Each seed is capable of becoming its own plant. So 1 pepper can give you 100-150 plants. Each plant can give you 20-30 pepper in a season. That’s around 2000 seeds per plant in a season on the low end. How do people on earth go hungry when 1 plant can give 2000+ new plants.

by Adept_Blackberry2851

18 Comments

  1. Mellowmyco

    “Be fruitful and multiply, for most you bastards won’t survive”

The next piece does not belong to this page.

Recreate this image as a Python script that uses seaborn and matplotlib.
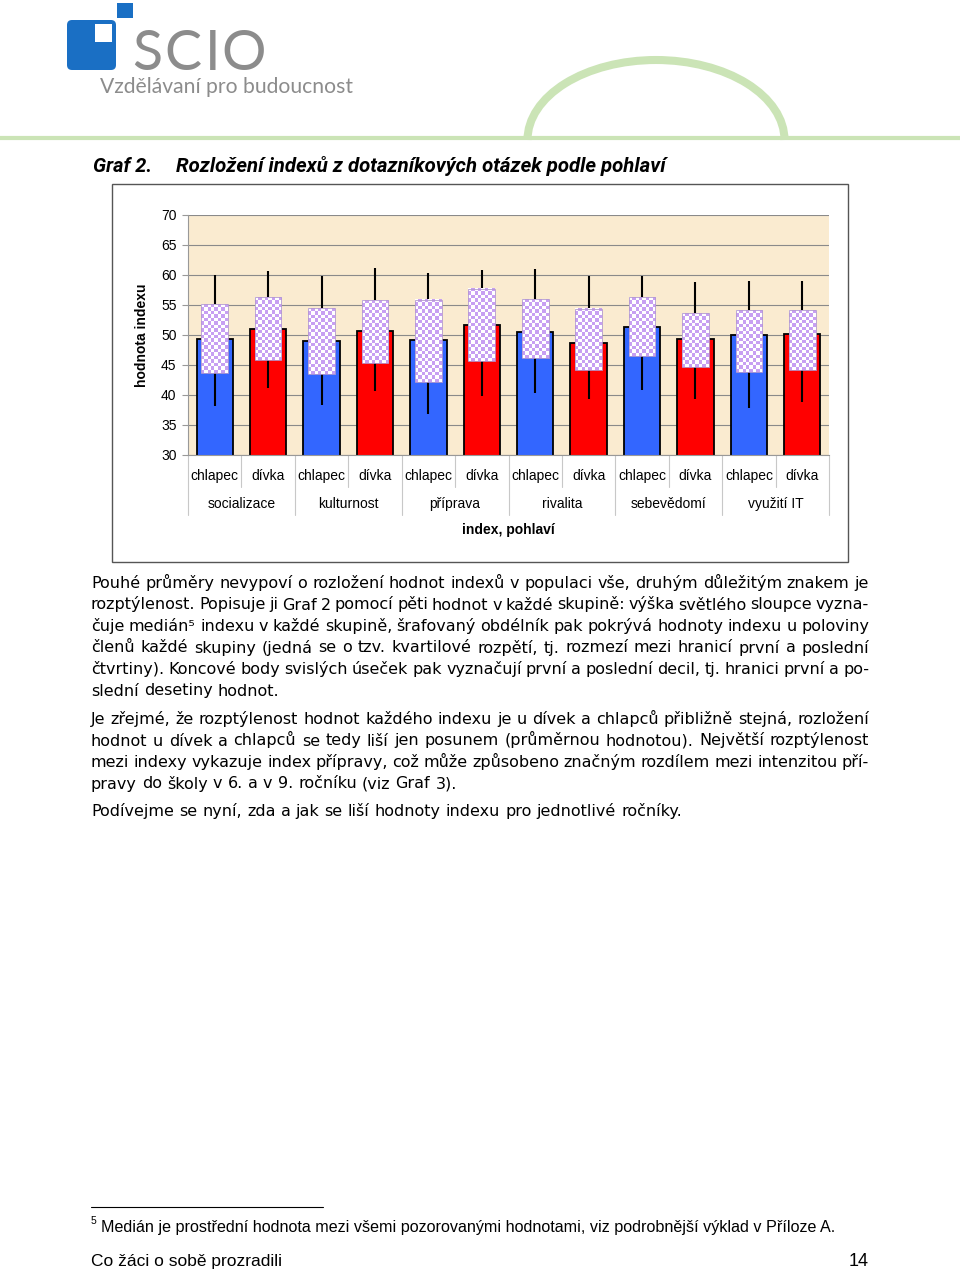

  2. It’s an evolutionary adaptation to competition… nothing to do with human production

  3. redr44219

    Funny, I’ve been looking at my peppers the same way. I’ve even saved some seeds for when more veggie bed space opens up. But each pest can also lay hundreds or thousands of eggs and each of those eggs grow up to be hungry little buggers that will eat away at all your new plants. Or too much/little sun or rain, or snagged by some animal first before you get to it… I grow a few veggies, but if I had to rely on just my own plantings, I would have to spend a lot more hours fighting pests and weeds, more composting, and still end up with a good portion of my food being eaten by something else before I get to it.

  4. InternationalYam3130

    This is a really braindead take lol. They have 150 seeds and then multiple per plant because the plant is lucky is even 1 of 2000 seeds lands somewhere it can germinate and live. Land and water and labor to force the plant to live is the valuable part not the seed. Just tossing out some bell pepper seeds absolutely cannot feed the world and it’s offensive when people say shit like this while people starve like they never thought of this

    Not only that but there is nothing natural about a bell pepper, which cannot be found in nature. It was a very small mildy spicy pepper taken from South America and bred to be sweet, lack capsaicin, and grow massive in Europe by humans. The large size is completely unnatural and the plant doesn’t even serve its niche anymore, where hot peppers wanted to be picked and spread by birds who can’t taste the capsaicin. Bell peppers I can’t imagine surviving in nature in any capacity anymore

  5. jh937hfiu3hrhv9

    I could sow acres of vegetables with the seeds I can produce in one season.

  6. OilRigExplosions

    kitchen scrap seeds will get “accidentally” chucked into vacant lands and dirt lots in the neighborhood.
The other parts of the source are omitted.